Domingo, 25 de julio de 2010 | Hoy
Una novela vertiginosa, llena de voces como corresponde a Daniel Riera, escritor y ventrílocuo.
Por Fernando Bogado
La novela de Daniel Riera, Evangelios y apócrifos es, ante todo, una novela de velocidades. Como toda velocidad, claro está, necesita sus tiempos, necesita conservar y liberar fuerza en diferentes momentos, así como se maneja un auto: no toda velocidad es constante, hay que regularla. ¿Qué es una novela de velocidades? Bueno, sería, en principio, la confesión que el autor, desdoblado en personaje, realiza en las primeras páginas del texto: Riera, el personaje que escribe, dice que la novela es el mismo mamotreto que terminó hace cuatro años y que no publicó por una de esas cosas del destino –una computadora infectada de un virus es, ya lo sabemos, una cuestión del destino–. Es él el que dice que esta novela reescrita tiene, como principal motivo, el sucederse en sesenta capítulos, a razón de un capítulo escrito por día, motivados más por el ánimo de esa jornada en particular antes que por una planificación de lo que va a contarse. Tomemos esta declaración, al menos, como el velocímetro de la novela.

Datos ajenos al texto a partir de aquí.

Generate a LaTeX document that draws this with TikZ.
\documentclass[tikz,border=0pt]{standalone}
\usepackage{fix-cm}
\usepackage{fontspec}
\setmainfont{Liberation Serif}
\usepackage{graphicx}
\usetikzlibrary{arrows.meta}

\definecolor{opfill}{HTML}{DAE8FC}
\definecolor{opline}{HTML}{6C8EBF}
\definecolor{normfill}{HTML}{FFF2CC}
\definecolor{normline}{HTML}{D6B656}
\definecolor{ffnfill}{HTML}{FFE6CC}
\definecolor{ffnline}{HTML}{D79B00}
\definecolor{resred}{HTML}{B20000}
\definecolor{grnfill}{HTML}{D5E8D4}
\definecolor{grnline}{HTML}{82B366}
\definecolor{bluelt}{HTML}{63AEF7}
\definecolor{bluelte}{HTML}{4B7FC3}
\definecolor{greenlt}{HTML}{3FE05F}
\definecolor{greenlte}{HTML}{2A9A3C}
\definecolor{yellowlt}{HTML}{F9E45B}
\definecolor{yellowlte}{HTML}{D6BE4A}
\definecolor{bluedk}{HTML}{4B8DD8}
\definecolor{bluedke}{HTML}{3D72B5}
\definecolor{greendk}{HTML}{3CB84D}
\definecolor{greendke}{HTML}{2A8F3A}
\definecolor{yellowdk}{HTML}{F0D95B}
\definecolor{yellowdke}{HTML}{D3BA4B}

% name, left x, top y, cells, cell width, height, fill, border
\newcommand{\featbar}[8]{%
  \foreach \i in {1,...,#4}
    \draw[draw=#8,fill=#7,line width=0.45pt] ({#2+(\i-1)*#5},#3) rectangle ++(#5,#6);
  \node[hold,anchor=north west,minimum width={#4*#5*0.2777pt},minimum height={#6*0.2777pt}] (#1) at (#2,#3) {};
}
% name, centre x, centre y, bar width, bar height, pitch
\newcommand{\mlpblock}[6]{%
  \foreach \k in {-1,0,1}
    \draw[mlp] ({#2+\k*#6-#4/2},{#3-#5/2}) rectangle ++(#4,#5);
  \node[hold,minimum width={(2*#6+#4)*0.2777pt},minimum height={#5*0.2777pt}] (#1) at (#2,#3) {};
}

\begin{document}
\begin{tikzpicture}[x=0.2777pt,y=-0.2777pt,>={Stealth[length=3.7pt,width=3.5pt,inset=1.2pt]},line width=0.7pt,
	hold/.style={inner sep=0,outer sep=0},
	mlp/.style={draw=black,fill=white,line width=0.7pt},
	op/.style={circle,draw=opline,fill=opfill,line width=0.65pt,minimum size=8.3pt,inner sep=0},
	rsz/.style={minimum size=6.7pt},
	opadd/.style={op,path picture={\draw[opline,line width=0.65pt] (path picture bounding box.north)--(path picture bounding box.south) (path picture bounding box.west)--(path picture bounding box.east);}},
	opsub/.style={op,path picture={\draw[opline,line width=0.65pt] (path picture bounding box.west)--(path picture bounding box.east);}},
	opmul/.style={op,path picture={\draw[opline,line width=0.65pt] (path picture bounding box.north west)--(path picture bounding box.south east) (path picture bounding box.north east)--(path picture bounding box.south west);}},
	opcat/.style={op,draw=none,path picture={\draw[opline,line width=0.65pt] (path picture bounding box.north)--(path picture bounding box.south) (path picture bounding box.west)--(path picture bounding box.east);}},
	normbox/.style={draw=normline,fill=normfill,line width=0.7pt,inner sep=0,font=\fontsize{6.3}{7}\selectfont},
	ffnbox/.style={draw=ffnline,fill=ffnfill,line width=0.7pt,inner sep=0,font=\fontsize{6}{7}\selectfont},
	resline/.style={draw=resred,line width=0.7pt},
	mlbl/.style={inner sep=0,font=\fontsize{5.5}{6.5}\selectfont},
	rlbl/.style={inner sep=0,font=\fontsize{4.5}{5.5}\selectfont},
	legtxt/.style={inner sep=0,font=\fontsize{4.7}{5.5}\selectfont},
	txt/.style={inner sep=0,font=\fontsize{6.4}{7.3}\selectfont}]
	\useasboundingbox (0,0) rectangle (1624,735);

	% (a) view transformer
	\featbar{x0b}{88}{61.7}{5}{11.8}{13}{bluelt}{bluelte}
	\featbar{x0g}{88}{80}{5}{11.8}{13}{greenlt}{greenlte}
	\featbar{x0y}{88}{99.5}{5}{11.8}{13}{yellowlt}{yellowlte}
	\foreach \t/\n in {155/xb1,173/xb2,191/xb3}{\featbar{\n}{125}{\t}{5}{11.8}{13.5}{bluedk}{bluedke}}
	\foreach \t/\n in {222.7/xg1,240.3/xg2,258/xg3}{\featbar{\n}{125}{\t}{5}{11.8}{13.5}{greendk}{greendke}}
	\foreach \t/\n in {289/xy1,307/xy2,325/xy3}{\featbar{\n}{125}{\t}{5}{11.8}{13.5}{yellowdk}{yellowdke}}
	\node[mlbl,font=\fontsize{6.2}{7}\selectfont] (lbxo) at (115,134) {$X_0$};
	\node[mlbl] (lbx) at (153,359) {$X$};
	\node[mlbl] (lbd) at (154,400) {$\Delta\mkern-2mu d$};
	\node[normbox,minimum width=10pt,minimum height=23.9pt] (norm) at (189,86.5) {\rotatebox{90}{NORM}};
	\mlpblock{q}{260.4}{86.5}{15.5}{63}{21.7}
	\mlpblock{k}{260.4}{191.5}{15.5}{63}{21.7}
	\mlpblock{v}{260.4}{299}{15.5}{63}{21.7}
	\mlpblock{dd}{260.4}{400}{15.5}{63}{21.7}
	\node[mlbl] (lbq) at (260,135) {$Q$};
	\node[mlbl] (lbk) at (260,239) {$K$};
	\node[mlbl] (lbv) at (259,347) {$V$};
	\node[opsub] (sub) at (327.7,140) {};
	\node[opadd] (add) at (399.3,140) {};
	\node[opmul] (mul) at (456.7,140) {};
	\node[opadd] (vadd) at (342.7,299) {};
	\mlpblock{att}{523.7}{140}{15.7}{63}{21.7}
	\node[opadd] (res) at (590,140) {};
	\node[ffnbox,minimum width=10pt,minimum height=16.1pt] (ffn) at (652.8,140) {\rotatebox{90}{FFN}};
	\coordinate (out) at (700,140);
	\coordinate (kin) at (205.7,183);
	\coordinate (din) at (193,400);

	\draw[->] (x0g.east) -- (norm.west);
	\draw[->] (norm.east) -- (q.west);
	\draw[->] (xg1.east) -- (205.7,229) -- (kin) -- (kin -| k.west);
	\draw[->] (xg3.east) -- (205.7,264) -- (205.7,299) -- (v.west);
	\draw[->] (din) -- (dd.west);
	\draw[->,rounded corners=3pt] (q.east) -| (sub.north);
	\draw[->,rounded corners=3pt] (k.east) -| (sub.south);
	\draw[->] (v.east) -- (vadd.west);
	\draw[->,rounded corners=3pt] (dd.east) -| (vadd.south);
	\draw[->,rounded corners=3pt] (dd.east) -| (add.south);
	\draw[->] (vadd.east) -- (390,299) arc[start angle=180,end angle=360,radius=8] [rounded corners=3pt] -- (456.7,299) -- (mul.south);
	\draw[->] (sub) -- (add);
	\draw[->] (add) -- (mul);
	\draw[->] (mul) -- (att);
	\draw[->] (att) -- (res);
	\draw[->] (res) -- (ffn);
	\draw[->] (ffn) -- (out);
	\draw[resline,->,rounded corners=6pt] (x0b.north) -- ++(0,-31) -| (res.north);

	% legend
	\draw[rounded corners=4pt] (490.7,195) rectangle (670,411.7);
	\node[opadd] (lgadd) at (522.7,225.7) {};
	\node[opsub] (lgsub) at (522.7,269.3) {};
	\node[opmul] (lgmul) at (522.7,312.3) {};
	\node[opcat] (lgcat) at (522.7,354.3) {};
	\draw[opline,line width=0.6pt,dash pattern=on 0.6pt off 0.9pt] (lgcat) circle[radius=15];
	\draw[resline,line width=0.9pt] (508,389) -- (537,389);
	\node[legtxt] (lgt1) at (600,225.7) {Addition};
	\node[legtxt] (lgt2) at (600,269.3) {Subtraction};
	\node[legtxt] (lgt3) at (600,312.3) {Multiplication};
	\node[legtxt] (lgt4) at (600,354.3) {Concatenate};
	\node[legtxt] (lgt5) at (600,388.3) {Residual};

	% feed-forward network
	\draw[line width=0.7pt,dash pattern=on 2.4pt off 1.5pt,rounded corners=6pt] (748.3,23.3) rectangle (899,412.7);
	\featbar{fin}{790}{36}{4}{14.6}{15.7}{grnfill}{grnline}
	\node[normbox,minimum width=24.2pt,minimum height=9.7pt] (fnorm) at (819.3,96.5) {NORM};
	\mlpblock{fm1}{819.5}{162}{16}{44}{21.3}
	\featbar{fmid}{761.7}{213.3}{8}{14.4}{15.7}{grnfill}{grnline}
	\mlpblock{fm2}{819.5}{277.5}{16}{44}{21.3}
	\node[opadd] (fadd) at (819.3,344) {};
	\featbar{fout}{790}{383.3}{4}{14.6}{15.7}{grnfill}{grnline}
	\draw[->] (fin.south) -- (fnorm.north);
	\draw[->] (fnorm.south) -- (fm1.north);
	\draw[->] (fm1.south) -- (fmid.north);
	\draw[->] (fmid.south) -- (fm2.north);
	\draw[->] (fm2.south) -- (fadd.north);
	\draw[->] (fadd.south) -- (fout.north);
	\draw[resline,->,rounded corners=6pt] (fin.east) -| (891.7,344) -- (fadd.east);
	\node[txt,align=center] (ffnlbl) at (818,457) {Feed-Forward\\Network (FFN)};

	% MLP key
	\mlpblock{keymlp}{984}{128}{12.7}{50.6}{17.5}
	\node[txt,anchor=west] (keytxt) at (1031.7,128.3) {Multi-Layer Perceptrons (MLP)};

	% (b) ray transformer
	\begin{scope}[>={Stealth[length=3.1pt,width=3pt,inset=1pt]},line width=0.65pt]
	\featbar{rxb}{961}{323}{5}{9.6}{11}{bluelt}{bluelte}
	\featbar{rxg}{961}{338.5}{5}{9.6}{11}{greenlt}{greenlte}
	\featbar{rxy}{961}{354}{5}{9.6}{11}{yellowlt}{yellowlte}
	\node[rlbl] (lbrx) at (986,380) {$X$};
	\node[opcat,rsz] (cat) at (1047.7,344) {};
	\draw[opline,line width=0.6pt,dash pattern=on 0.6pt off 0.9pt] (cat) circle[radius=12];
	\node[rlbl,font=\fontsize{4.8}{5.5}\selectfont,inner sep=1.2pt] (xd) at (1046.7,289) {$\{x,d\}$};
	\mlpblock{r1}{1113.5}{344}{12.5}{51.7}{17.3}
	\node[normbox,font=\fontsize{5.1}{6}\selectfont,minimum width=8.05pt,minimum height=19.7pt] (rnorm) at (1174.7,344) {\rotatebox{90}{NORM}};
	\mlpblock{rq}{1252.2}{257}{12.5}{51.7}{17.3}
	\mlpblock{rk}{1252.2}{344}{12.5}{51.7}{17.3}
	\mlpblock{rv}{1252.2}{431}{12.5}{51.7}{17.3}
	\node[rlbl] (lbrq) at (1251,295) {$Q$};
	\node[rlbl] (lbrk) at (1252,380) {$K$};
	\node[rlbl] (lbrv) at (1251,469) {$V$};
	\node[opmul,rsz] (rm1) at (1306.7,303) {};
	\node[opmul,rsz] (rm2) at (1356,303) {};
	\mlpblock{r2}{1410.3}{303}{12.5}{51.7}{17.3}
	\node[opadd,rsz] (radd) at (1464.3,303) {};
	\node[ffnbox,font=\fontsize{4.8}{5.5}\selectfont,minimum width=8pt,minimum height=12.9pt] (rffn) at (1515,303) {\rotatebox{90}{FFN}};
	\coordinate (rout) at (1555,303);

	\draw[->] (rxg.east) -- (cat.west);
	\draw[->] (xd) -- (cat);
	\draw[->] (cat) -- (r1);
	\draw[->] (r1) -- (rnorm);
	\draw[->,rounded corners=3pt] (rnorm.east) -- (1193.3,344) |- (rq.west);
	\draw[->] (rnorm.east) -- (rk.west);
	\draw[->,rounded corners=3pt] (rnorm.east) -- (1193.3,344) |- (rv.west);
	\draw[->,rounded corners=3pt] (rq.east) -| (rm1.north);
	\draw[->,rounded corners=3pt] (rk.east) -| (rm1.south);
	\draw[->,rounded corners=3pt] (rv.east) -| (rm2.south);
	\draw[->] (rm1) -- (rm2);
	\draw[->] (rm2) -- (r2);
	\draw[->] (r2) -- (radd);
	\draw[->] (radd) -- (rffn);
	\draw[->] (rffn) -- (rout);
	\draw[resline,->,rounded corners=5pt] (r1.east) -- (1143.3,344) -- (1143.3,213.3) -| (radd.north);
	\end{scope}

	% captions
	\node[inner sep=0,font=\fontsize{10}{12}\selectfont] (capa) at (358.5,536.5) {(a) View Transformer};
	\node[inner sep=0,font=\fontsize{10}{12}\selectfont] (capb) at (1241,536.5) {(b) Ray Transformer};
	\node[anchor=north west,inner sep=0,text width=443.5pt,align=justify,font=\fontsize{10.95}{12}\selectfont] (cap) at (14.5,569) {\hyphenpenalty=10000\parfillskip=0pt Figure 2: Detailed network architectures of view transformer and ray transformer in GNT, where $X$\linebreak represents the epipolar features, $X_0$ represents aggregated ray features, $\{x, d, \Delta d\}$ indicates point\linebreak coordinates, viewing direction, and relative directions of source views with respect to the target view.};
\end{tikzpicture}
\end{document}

Velocidades, entonces: varias historias con su propio ritmo, con su propio pulso, encontrado por el autor en un solo día. Lo que comienza como un texto autorreferencial, Riera metiéndose en el medio con comentarios acerca de lo que escribe, toma paulatinamente cierta independencia para narrar, por ejemplo, la historia de Lucas Barili, el periodista que, sabiendo que pronto va a morir, decide avanzar hasta donde llegue con sus historias acerca de figuras crísticas de diferente procedencia geográfica, personas que de una manera u otra se autoproclamaron el mesías. Pero también tenemos que contar la historia de Hernán, un bibliotecario perturbado por haber encontrado antiguas fotos de su mujer con el ex novio, obligado a pensar que ella fue feliz, que puede llegar a ser feliz con otra persona que no sea él; o los magos del Frente Mágico de Liberación, Cluster y Alberó, quienes han militado con sus habilidades por la Patria Socialista al mismo tiempo que logran conformar un dúo de reputación internacional.
El autor logra en esta novela un mosaico de historias que, como en una buena película coral, como en una buena novela polifónica (la cita al inventor del término, Mijail Bajtín, se encuentra referida en estas páginas), terminan enredándose, relacionándose en un punto, dándole cohesión a un trabajo que hasta cierto momento se presenta como fragmentario. El movimiento “metaliterario”, muy de a poco, empieza a ser olvidado a medida que la lectura avanza y los relatos –narrados en capítulos breves que funcionan como cuentos que cierran en una frase determinante, con la misma elegancia de un chiste sutil o una anécdota– empiezan a tomar cuerpo. Frente a estos relatos que confluyen en uno solo, como una captura o fotografía de época, los capítulos en donde el Riera personaje irrumpe se convierten en las partes más flojas de Evangelios y apócrifos, los momentos en donde esa velocidad aminora, en donde el auto frena sin haber llegado aún a destino.
Daniel Riera (nacido en 1970), periodista, escritor, responsable de publicaciones como Barcelona, colaborador de varios medios internacionales y autor de crónicas periodísticas al igual que de libros como Vas a extrañarlo, porque es justo (Meridión, 2002) o El carácter Sea Monkey (Eloísa Cartonera, 2007), suele presentarse a sí mismo como ventrílocuo, profesión que ejerce en presentaciones en vivo. Ventrílocuo, se nota: la variedad de personajes presentados poseen carnadura propia en un relato construido, en su mayor parte, en una tercera persona, y será por eso que los momentos en donde Riera (autor o personaje, lo dejamos a su criterio) habla con su propia voz son los menos creíbles: como Chasman no pudiendo disimular sus labios en movimiento. Pese a todo, el autor sabe moverse rápidamente, aumenta la velocidad de la anécdota poco rendidora para sumarle otra, y otra, y otra, hasta que volvemos a ser cautivados por la presentación. Es obvio: ser ventrílocuo, así como ser escritor, es, también, un asunto de velocidades.